Directions for this task:
Omit all images. Write out the rest of the material exactly.
###
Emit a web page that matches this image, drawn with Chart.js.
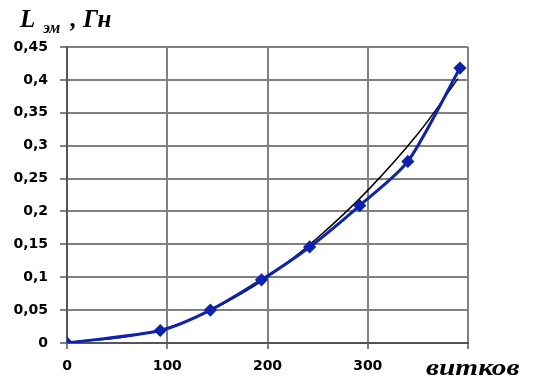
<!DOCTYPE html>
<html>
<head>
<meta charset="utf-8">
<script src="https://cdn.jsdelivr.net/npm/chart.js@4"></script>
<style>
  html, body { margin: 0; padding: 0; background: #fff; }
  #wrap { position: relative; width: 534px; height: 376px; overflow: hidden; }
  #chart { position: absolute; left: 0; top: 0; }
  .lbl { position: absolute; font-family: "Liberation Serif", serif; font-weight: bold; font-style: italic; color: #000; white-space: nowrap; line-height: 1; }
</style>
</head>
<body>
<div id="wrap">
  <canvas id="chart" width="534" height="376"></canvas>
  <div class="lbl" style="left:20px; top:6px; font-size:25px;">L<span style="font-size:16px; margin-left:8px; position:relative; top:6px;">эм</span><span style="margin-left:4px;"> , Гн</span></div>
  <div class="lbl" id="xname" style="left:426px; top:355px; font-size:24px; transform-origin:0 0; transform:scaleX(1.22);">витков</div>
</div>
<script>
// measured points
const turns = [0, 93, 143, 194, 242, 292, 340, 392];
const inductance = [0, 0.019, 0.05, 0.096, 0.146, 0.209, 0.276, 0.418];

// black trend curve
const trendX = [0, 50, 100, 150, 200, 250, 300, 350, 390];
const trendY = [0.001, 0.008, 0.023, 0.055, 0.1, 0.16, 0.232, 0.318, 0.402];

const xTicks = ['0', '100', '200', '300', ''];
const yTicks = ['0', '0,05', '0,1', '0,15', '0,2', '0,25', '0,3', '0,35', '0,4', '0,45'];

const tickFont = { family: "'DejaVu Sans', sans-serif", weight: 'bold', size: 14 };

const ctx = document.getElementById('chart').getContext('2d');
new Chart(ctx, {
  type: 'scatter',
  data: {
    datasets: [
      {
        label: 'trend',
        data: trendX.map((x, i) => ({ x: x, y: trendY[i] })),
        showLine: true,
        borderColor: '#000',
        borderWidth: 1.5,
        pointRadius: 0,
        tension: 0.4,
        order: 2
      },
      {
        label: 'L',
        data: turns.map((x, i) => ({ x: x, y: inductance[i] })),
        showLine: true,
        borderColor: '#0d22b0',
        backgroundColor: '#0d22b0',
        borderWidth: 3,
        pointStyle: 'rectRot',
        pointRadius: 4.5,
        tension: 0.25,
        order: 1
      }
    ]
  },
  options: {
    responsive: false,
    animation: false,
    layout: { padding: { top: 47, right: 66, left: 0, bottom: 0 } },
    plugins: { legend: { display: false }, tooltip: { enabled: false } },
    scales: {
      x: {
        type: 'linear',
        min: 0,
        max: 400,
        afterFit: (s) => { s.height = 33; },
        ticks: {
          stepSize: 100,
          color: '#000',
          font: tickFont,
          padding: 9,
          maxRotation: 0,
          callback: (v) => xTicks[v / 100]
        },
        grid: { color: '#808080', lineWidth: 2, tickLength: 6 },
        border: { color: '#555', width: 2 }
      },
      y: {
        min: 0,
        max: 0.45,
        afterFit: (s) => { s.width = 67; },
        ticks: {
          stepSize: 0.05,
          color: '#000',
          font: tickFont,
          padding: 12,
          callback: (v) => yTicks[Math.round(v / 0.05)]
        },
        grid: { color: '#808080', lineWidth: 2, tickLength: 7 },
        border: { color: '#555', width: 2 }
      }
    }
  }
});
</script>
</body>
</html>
###
Response below:
Emit a web page that matches this image, drawn with Chart.js.
<!DOCTYPE html>
<html>
<head>
<meta charset="utf-8">
<script src="https://cdn.jsdelivr.net/npm/chart.js@4"></script>
<style>
  html, body { margin: 0; padding: 0; background: #fff; }
  #wrap { position: relative; width: 534px; height: 376px; overflow: hidden; }
  #chart { position: absolute; left: 0; top: 0; }
  .lbl { position: absolute; font-family: "Liberation Serif", serif; font-weight: bold; font-style: italic; color: #000; white-space: nowrap; line-height: 1; }
</style>
</head>
<body>
<div id="wrap">
  <canvas id="chart" width="534" height="376"></canvas>
  <div class="lbl" style="left:20px; top:6px; font-size:25px;">L<span style="font-size:16px; margin-left:8px; position:relative; top:6px;">эм</span><span style="margin-left:4px;"> , Гн</span></div>
  <div class="lbl" id="xname" style="left:426px; top:355px; font-size:24px; transform-origin:0 0; transform:scaleX(1.22);">витков</div>
</div>
<script>
// measured points
const turns = [0, 93, 143, 194, 242, 292, 340, 392];
const inductance = [0, 0.019, 0.05, 0.096, 0.146, 0.209, 0.276, 0.418];

// black trend curve
const trendX = [0, 50, 100, 150, 200, 250, 300, 350, 390];
const trendY = [0.001, 0.008, 0.023, 0.055, 0.1, 0.16, 0.232, 0.318, 0.402];

const xTicks = ['0', '100', '200', '300', ''];
const yTicks = ['0', '0,05', '0,1', '0,15', '0,2', '0,25', '0,3', '0,35', '0,4', '0,45'];

const tickFont = { family: "'DejaVu Sans', sans-serif", weight: 'bold', size: 14 };

const ctx = document.getElementById('chart').getContext('2d');
new Chart(ctx, {
  type: 'scatter',
  data: {
    datasets: [
      {
        label: 'trend',
        data: trendX.map((x, i) => ({ x: x, y: trendY[i] })),
        showLine: true,
        borderColor: '#000',
        borderWidth: 1.5,
        pointRadius: 0,
        tension: 0.4,
        order: 2
      },
      {
        label: 'L',
        data: turns.map((x, i) => ({ x: x, y: inductance[i] })),
        showLine: true,
        borderColor: '#0d22b0',
        backgroundColor: '#0d22b0',
        borderWidth: 3,
        pointStyle: 'rectRot',
        pointRadius: 4.5,
        tension: 0.25,
        order: 1
      }
    ]
  },
  options: {
    responsive: false,
    animation: false,
    layout: { padding: { top: 47, right: 66, left: 0, bottom: 0 } },
    plugins: { legend: { display: false }, tooltip: { enabled: false } },
    scales: {
      x: {
        type: 'linear',
        min: 0,
        max: 400,
        afterFit: (s) => { s.height = 33; },
        ticks: {
          stepSize: 100,
          color: '#000',
          font: tickFont,
          padding: 9,
          maxRotation: 0,
          callback: (v) => xTicks[v / 100]
        },
        grid: { color: '#808080', lineWidth: 2, tickLength: 6 },
        border: { color: '#555', width: 2 }
      },
      y: {
        min: 0,
        max: 0.45,
        afterFit: (s) => { s.width = 67; },
        ticks: {
          stepSize: 0.05,
          color: '#000',
          font: tickFont,
          padding: 12,
          callback: (v) => yTicks[Math.round(v / 0.05)]
        },
        grid: { color: '#808080', lineWidth: 2, tickLength: 7 },
        border: { color: '#555', width: 2 }
      }
    }
  }
});
</script>
</body>
</html>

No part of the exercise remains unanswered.